Saturday, July 14, 2018

Rationalizing Turkey's NATO Membership : WHY?!

"Amid concerns among NATO allies, primarily for the U.S., regarding Ankara’s decision to buy Russian S-400 surface-to-air missile batteries, which are not compatible with NATO’s defenses, Ankara has stepped up taking further role in missions of NATO, in an apparent sign of anchoring to the alliance."
"One of them is assuming the command of NATO’s Very High Readiness Joint Task Force (VJTF) in 2021. The formation of such a force was decided at the NATO Wales Summit 2014 as a “Spearhead Force” to the NATO Response Force (NRF) for the intervention of a possible crisis within a week. Then-Prime Minister Ahmet Davutoğlu announced on May 2015 that Ankara had offered to assume the responsibility as a framework nation in the Very High Readiness Joint Task Force for 2021. The official decision among allies is expected to be taken at a ministerial level meeting in December 2018."
"Seven NATO members contribute to the mission in six groups: The German-Dutch forces, the United Kingdom, France, Italy, Spain, Poland, and Turkey. It is a force of around 5,000 formed in five battalions supported by air forces, navies, and special forces of member."
Hurriyet Daily News, Turkey
Turkey takes heavy agenda to NATO summit
Walkway in front of North Atlantic Treaty Organization (NATO) headquarters in Brussels on July 10, 2018, ahead of NATO meetings. AFP PHOTO / ludovic MARIN
"There is no doubt in Europe [and possibly in Ankara too] that the bridges between Turkey and the EU have been burned — both on substance, with the massive deterioration of the rule of law in Turkey and at the personal level, with Erdogan’s repeated assaults on EU leaders in the past year and a half. No warm embraces can be expected on the margins of the NATO summit."
Marc Pierini, a former Turkish ambassador to the European Union
Relations between the European nations that make up NATO -- and Turkey have never been more fraught with suspicion and frustration than at present. Turkey, as a country that bridges Europe and the Middle East is the only Muslim NATO member. Kemalist Turkey was recognized as a nation of democratic values and imperatives, a secular government maintaining a strict separation between 'church and state'. Turkey's human rights record has always been on the edge of abuse, but the prevailing opinion was that it was improving.

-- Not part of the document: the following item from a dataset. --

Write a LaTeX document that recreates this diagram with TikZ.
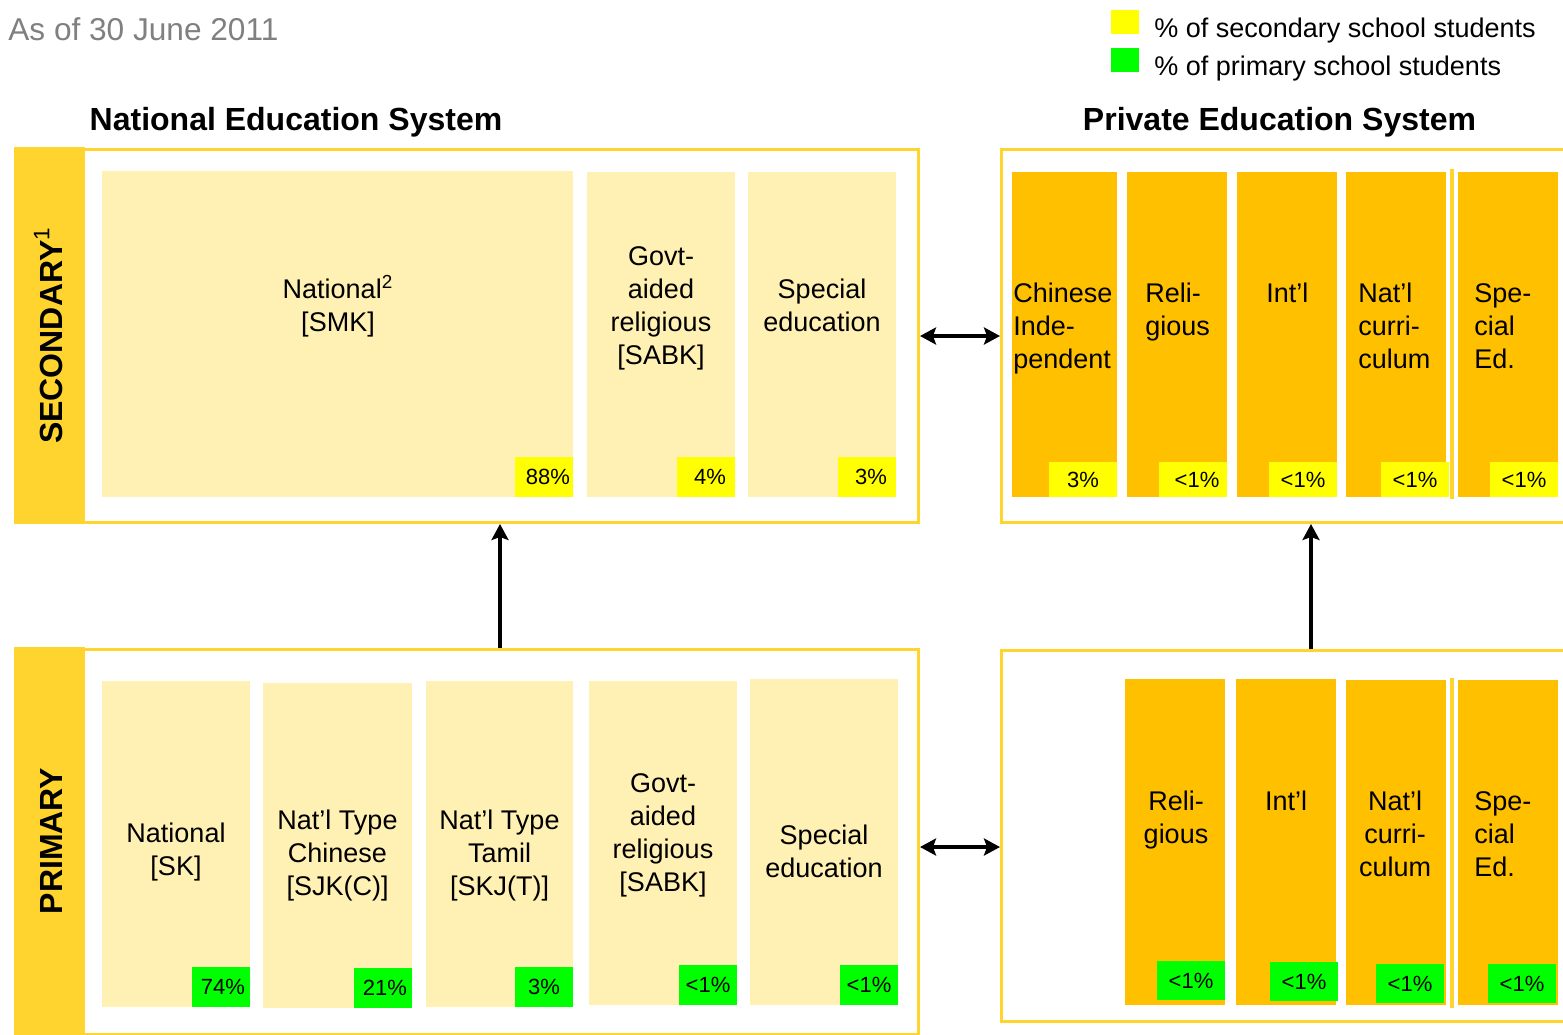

That is all history. No longer is Turkey Kemalist in its outlook, judgement values and presentation. It has become Erdoganist, the country transformed from a Muslim-style democracy to an emerging dictatorship. Last year's attempted coup provided Recep Tayyip Erdogan with just the opportunity he was looking for, to impose martial law on the country, to accuse his detractors of being traitors to Turkey as he sacked over a hundred thousand civil servants, military, police, judges, lawyers, teachers and imprisoned 40 thousand others; journalists, military members, police and those he accused of trying to overthrow his government.

The elections that have been held in the past two years have been rife with corruption in lock-step with the government itself. Kurdish politicians have been put out of contention by being incarcerated and ruled ineligible to run for office. The conflict with secessionist Turkish Kurds has never been more destructive. Erdogan's manipulative machinations to change the constitution, remove the position of prime minister to grant himself as president all responsibilities and decision making of a neutered parliament, firmly ensconcing himself as an Islamist dictator.

His disruptive conniving to incite destabilizing Islamist perturbations by expatriate Turks living in Germany and other European countries has not endeared him to his fellow NATO members. Turkey's long aspirational efforts to be welcomed into the European Union has hit a snag that will never be surmounted. Erdogan's support of the Islamic Republic of Iran, despite sectarian differences, and his newfound friendship with Russia's Vladimir Putin has placed NATO in a dilemma of dissension.

Turkey's decision to arm its military with Russian made arms and the S-400 air defence system from Moscow, along with the installation of a Russian-built nuclear power plant represents a clear conundrum that a NATO member has assumed close cooperative ties with the very country that NATO was originally established 70 years ago to counter. The air defence system is not compatible with that used by other NATO members; yet another anomaly. 


This is what NATO should be worried about. Photographer: Ivan Sekretarev/AFP/Getty Images
NATO's Very High Readiness Joint Task Force that Turkey trumpets it is prepared to lend its forces to is meant for the very specific purpose of deflecting any potential moves on the part of Moscow to threaten the stability and sovereignty of any of the Baltic countries, former USSR satrapies, nervous of Vladimir Putin's irascibility and mercurial decision making. Turkey has the third largest military in NATO, and without doubt it is seen by some as a vital part of Western defence, but that rationale appears on the evidence to lack credibility. 

Leading to the question, why doe Turkey want to remain within NATO? And why would NATO willingly remain prepared to continue to put up with including a member whose values, thrusts and alliances are so clearly incompatible with the priorities and stresses and values held by the greater balance of NATO members?